(The exercise) Extract word for word the lines of the listing from its start to the line holding "(0,0) rectangle (24.9,-10.2);", both ends kept; pictures are not part of the copy.

[START OF Available data]

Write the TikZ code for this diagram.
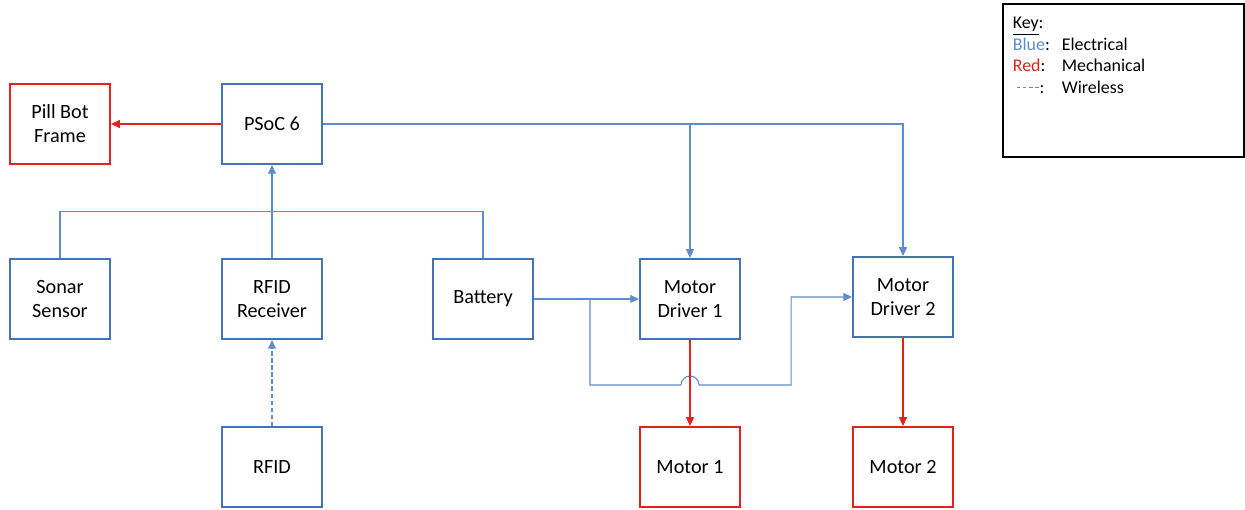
\documentclass[tikz,border=0pt]{standalone}
\usepackage{fontspec}
\setmainfont{Carlito}
\usepackage{xcolor}
\usepackage{tikz}
\usetikzlibrary{positioning, arrows.meta, calc}

\definecolor{elec}{RGB}{70,114,180}
\definecolor{wirec}{RGB}{95,140,205}
\definecolor{mech}{RGB}{225,35,30}

\begin{document}
\begin{tikzpicture}[on grid, auto,
    block/.style={draw=elec, line width=1.1pt, minimum width=2cm, minimum height=1.6cm,
        align=center, font=\fontsize{11.5}{13.6}\selectfont},
    mechblock/.style={block, draw=mech},
    wire/.style={color=wirec, line width=0.6pt, -{Triangle[length=5pt,width=4.5pt]}},
    plainwire/.style={color=wirec, line width=0.6pt},
    mechwire/.style={color=mech, line width=0.6pt, -{Triangle[length=5pt,width=4.5pt]}},
    keybox/.style={draw=black, line width=0.6pt, minimum width=4.82cm, minimum height=3.06cm}]
        \useasboundingbox (0,0) rectangle (24.9,-10.2);

        \node[mechblock] (frame) at (1.2,-2.48) {Pill Bot\\Frame};
        \node[block, right=4.24 of frame] (psoc) {PSoC 6};
        \node[block, below=3.5 of frame] (sonar) {Sonar\\Sensor};
        \node[block, right=4.24 of sonar] (receiver) {RFID\\Receiver};
        \node[block, right=4.22 of receiver] (battery) {Battery};
        \node[block, right=4.14 of battery] (driverA) {Motor\\Driver 1};
        \node[block, right=4.26 of driverA, yshift=0.04cm] (driverB) {Motor\\Driver 2};
        \node[block, below=3.36 of receiver] (rfid) {RFID};
        \node[mechblock, below=3.36 of driverA] (motorA) {Motor 1};
        \node[mechblock, below=3.36 of driverB, yshift=-0.04cm] (motorB) {Motor 2};

        % key
        \node[keybox] (key) at (22.47,-1.61) {};
        \node[anchor=north west, inner sep=0pt, font=\fontsize{10.2}{12.2}\selectfont]
            at ([shift={(0.2,-0.2)}]key.north west) {%
            \begin{tabular}{@{}p{0.98cm}@{}l@{}}
                \underline{Key}: & \\
                \textcolor{wirec}{Blue}: & Electrical \\
                \textcolor{mech}{Red}: & Mechanical \\
                \hspace{2pt}\tikz[baseline=-3pt]\draw[wirec, dashed, dash pattern=on 2pt off 1.5pt, line width=0.5pt] (0,0) -- (0.45,0);: & Wireless
            \end{tabular}};

        % helper points
        \coordinate (bus) at ([yshift=0.94cm]receiver.north);
        \coordinate (split) at ([xshift=0.07cm]$(battery.east)!0.5!(driverA.west)$);
        \coordinate (lowline) at (0,-7.7);
        \coordinate (riser) at ([xshift=-1.22cm]driverB.west);

        \path[mechwire] (psoc) edge (frame);
        \draw[plainwire] (sonar.north) |- (bus) -| (battery.north);
        \draw[wire] (receiver.north) -- (psoc.south);
        \draw[wire, dashed, dash pattern=on 2.5pt off 1.5pt] (rfid.north) -- (receiver.south);
        \draw[wire] (psoc.east) -| (driverA.north);
        \draw[wire] (psoc.east) -| (driverB.north);
        \draw[wire] (battery.east) -- (driverA.west);
        \draw[wire] (split) |- ([xshift=-0.18cm]driverA.south |- lowline)
            arc[start angle=180, end angle=0, radius=0.18cm] -| (riser) -- (driverB.west);
        \path[mechwire] (driverA) edge (motorA)
            (driverB) edge (motorB);
\end{tikzpicture}
\end{document}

[END OF Available data]

(Answer to the task)
Write the TikZ code for this diagram.
\documentclass[tikz,border=0pt]{standalone}
\usepackage{fontspec}
\setmainfont{Carlito}
\usepackage{xcolor}
\usepackage{tikz}
\usetikzlibrary{positioning, arrows.meta, calc}

\definecolor{elec}{RGB}{70,114,180}
\definecolor{wirec}{RGB}{95,140,205}
\definecolor{mech}{RGB}{225,35,30}

\begin{document}
\begin{tikzpicture}[on grid, auto,
    block/.style={draw=elec, line width=1.1pt, minimum width=2cm, minimum height=1.6cm,
        align=center, font=\fontsize{11.5}{13.6}\selectfont},
    mechblock/.style={block, draw=mech},
    wire/.style={color=wirec, line width=0.6pt, -{Triangle[length=5pt,width=4.5pt]}},
    plainwire/.style={color=wirec, line width=0.6pt},
    mechwire/.style={color=mech, line width=0.6pt, -{Triangle[length=5pt,width=4.5pt]}},
    keybox/.style={draw=black, line width=0.6pt, minimum width=4.82cm, minimum height=3.06cm}]
        \useasboundingbox (0,0) rectangle (24.9,-10.2);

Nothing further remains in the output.